EXERCISE ▸ Repeat the lines below exactly as they appear, but leave out the images.

DATASET EXCERPT ▸
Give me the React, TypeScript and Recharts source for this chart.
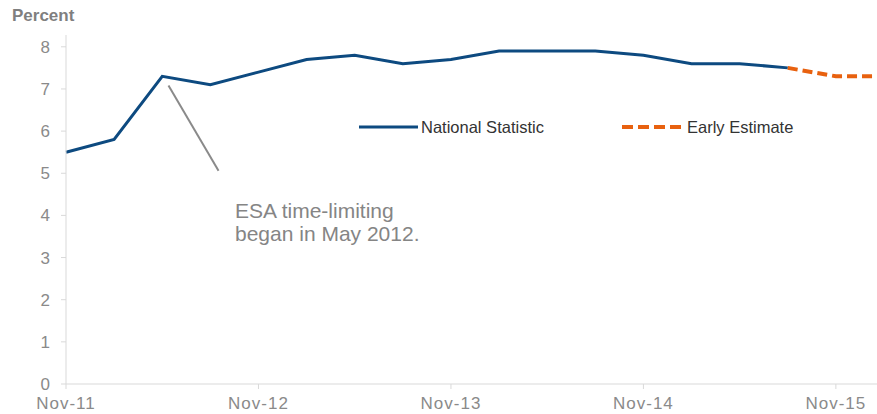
import {
  LineChart,
  Line,
  XAxis,
  YAxis,
  ReferenceLine,
} from "recharts";

// quarterly figures, Nov-11 onwards
const quarters = [
  "Nov-11", "Feb-12", "May-12", "Aug-12",
  "Nov-12", "Feb-13", "May-13", "Aug-13",
  "Nov-13", "Feb-14", "May-14", "Aug-14",
  "Nov-14", "Feb-15", "May-15", "Aug-15",
  "Nov-15", "Feb-16",
];
const nationalStatistic = [
  5.5, 5.8, 7.3, 7.1, 7.4, 7.7, 7.8, 7.6,
  7.7, 7.9, 7.9, 7.9, 7.8, 7.6, 7.6, 7.5,
];
// early estimate picks up from the last national figure
const earlyEstimateStart = 15;
const earlyEstimate = [7.5, 7.3, 7.3];
const yTicks = [0, 1, 2, 3, 4, 5, 6, 7, 8];
const xTicks = [0, 4, 8, 12, 16];

const data = quarters.map((label, i) => ({
  q: i,
  label,
  national: i < nationalStatistic.length ? nationalStatistic[i] : null,
  estimate:
    i >= earlyEstimateStart ? earlyEstimate[i - earlyEstimateStart] : null,
}));

const NAVY = "#0d4a80";
const ORANGE = "#e8610f";
const GREY = "#8a8a8a";
const AXIS = "#d9d9d9";
const FONT = "'Liberation Sans', Arial, sans-serif";

function LegendBox() {
  return (
    <div style={{ position: "absolute", left: 359, top: 116, height: 22 }}>
      <div style={{ position: "absolute", left: 0, top: 0, display: "flex", alignItems: "center", whiteSpace: "nowrap" }}>
        <svg width={60} height={22}>
          <line x1={0} y1={11} x2={59} y2={11} stroke={NAVY} strokeWidth={3} />
        </svg>
        <span style={{ marginLeft: 2, fontSize: 16.5, color: "#333" }}>National Statistic</span>
      </div>
      <div style={{ position: "absolute", left: 263, top: 0, display: "flex", alignItems: "center", whiteSpace: "nowrap" }}>
        <svg width={62} height={22}>
          <line
            x1={0}
            y1={11}
            x2={61}
            y2={11}
            stroke={ORANGE}
            strokeWidth={4}
            strokeDasharray="11 5"
          />
        </svg>
        <span style={{ marginLeft: 3, fontSize: 16.5, color: "#333" }}>Early Estimate</span>
      </div>
    </div>
  );
}

export default function App() {
  return (
    <div
      style={{
        position: "fixed",
        left: 0,
        top: 0,
        width: 877,
        height: 414,
        overflow: "hidden",
        background: "#fff",
        fontFamily: FONT,
      }}
    >
      <div
        style={{
          position: "absolute",
          left: 12,
          top: 7,
          fontSize: 17,
          lineHeight: 1,
          fontWeight: "bold",
          color: "#7f7f7f",
        }}
      >
        Percent
      </div>

      <LineChart
        width={900}
        height={414}
        data={data}
        margin={{ top: 35, right: 16, left: 0, bottom: 0 }}
      >
        <XAxis
          dataKey="q"
          type="number"
          domain={[0, 17]}
          ticks={xTicks}
          interval={0}
          tickFormatter={(v: number) => quarters[v]}
          stroke={AXIS}
          tickSize={5}
          tickMargin={8}
          height={30}
          tick={{ fill: GREY, fontSize: 17, letterSpacing: 1 }}
        />
        <YAxis
          type="number"
          domain={[0, 8.28]}
          ticks={yTicks}
          interval={0}
          width={66}
          stroke={AXIS}
          tickSize={5}
          tickMargin={11}
          tick={{ fill: GREY, fontSize: 17 }}
        />
        <ReferenceLine
          segment={[
            { x: 2.13, y: 7.08 },
            { x: 3.17, y: 5.06 },
          ]}
          stroke={GREY}
          strokeWidth={2}
        />
        <Line
          dataKey="national"
          name="National Statistic"
          stroke={NAVY}
          strokeWidth={3}
          dot={false}
          isAnimationActive={false}
        />
        <Line
          dataKey="estimate"
          name="Early Estimate"
          stroke={ORANGE}
          strokeWidth={4}
          strokeDasharray="10 5"
          dot={false}
          isAnimationActive={false}
        />
      </LineChart>

      <LegendBox />

      <div
        style={{
          position: "absolute",
          left: 235,
          top: 199,
          fontSize: 21,
          lineHeight: "23px",
          color: "#858585",
          whiteSpace: "nowrap",
        }}
      >
        ESA time-limiting
        <br />
        began in May 2012.
      </div>
    </div>
  );
}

ANSWER IN FULL ▸
Give me the React, TypeScript and Recharts source for this chart.
import {
  LineChart,
  Line,
  XAxis,
  YAxis,
  ReferenceLine,
} from "recharts";

// quarterly figures, Nov-11 onwards
const quarters = [
  "Nov-11", "Feb-12", "May-12", "Aug-12",
  "Nov-12", "Feb-13", "May-13", "Aug-13",
  "Nov-13", "Feb-14", "May-14", "Aug-14",
  "Nov-14", "Feb-15", "May-15", "Aug-15",
  "Nov-15", "Feb-16",
];
const nationalStatistic = [
  5.5, 5.8, 7.3, 7.1, 7.4, 7.7, 7.8, 7.6,
  7.7, 7.9, 7.9, 7.9, 7.8, 7.6, 7.6, 7.5,
];
// early estimate picks up from the last national figure
const earlyEstimateStart = 15;
const earlyEstimate = [7.5, 7.3, 7.3];
const yTicks = [0, 1, 2, 3, 4, 5, 6, 7, 8];
const xTicks = [0, 4, 8, 12, 16];

const data = quarters.map((label, i) => ({
  q: i,
  label,
  national: i < nationalStatistic.length ? nationalStatistic[i] : null,
  estimate:
    i >= earlyEstimateStart ? earlyEstimate[i - earlyEstimateStart] : null,
}));

const NAVY = "#0d4a80";
const ORANGE = "#e8610f";
const GREY = "#8a8a8a";
const AXIS = "#d9d9d9";
const FONT = "'Liberation Sans', Arial, sans-serif";

function LegendBox() {
  return (
    <div style={{ position: "absolute", left: 359, top: 116, height: 22 }}>
      <div style={{ position: "absolute", left: 0, top: 0, display: "flex", alignItems: "center", whiteSpace: "nowrap" }}>
        <svg width={60} height={22}>
          <line x1={0} y1={11} x2={59} y2={11} stroke={NAVY} strokeWidth={3} />
        </svg>
        <span style={{ marginLeft: 2, fontSize: 16.5, color: "#333" }}>National Statistic</span>
      </div>
      <div style={{ position: "absolute", left: 263, top: 0, display: "flex", alignItems: "center", whiteSpace: "nowrap" }}>
        <svg width={62} height={22}>
          <line
            x1={0}
            y1={11}
            x2={61}
            y2={11}
            stroke={ORANGE}
            strokeWidth={4}
            strokeDasharray="11 5"
          />
        </svg>
        <span style={{ marginLeft: 3, fontSize: 16.5, color: "#333" }}>Early Estimate</span>
      </div>
    </div>
  );
}

export default function App() {
  return (
    <div
      style={{
        position: "fixed",
        left: 0,
        top: 0,
        width: 877,
        height: 414,
        overflow: "hidden",
        background: "#fff",
        fontFamily: FONT,
      }}
    >
      <div
        style={{
          position: "absolute",
          left: 12,
          top: 7,
          fontSize: 17,
          lineHeight: 1,
          fontWeight: "bold",
          color: "#7f7f7f",
        }}
      >
        Percent
      </div>

      <LineChart
        width={900}
        height={414}
        data={data}
        margin={{ top: 35, right: 16, left: 0, bottom: 0 }}
      >
        <XAxis
          dataKey="q"
          type="number"
          domain={[0, 17]}
          ticks={xTicks}
          interval={0}
          tickFormatter={(v: number) => quarters[v]}
          stroke={AXIS}
          tickSize={5}
          tickMargin={8}
          height={30}
          tick={{ fill: GREY, fontSize: 17, letterSpacing: 1 }}
        />
        <YAxis
          type="number"
          domain={[0, 8.28]}
          ticks={yTicks}
          interval={0}
          width={66}
          stroke={AXIS}
          tickSize={5}
          tickMargin={11}
          tick={{ fill: GREY, fontSize: 17 }}
        />
        <ReferenceLine
          segment={[
            { x: 2.13, y: 7.08 },
            { x: 3.17, y: 5.06 },
          ]}
          stroke={GREY}
          strokeWidth={2}
        />
        <Line
          dataKey="national"
          name="National Statistic"
          stroke={NAVY}
          strokeWidth={3}
          dot={false}
          isAnimationActive={false}
        />
        <Line
          dataKey="estimate"
          name="Early Estimate"
          stroke={ORANGE}
          strokeWidth={4}
          strokeDasharray="10 5"
          dot={false}
          isAnimationActive={false}
        />
      </LineChart>

      <LegendBox />

      <div
        style={{
          position: "absolute",
          left: 235,
          top: 199,
          fontSize: 21,
          lineHeight: "23px",
          color: "#858585",
          whiteSpace: "nowrap",
        }}
      >
        ESA time-limiting
        <br />
        began in May 2012.
      </div>
    </div>
  );
}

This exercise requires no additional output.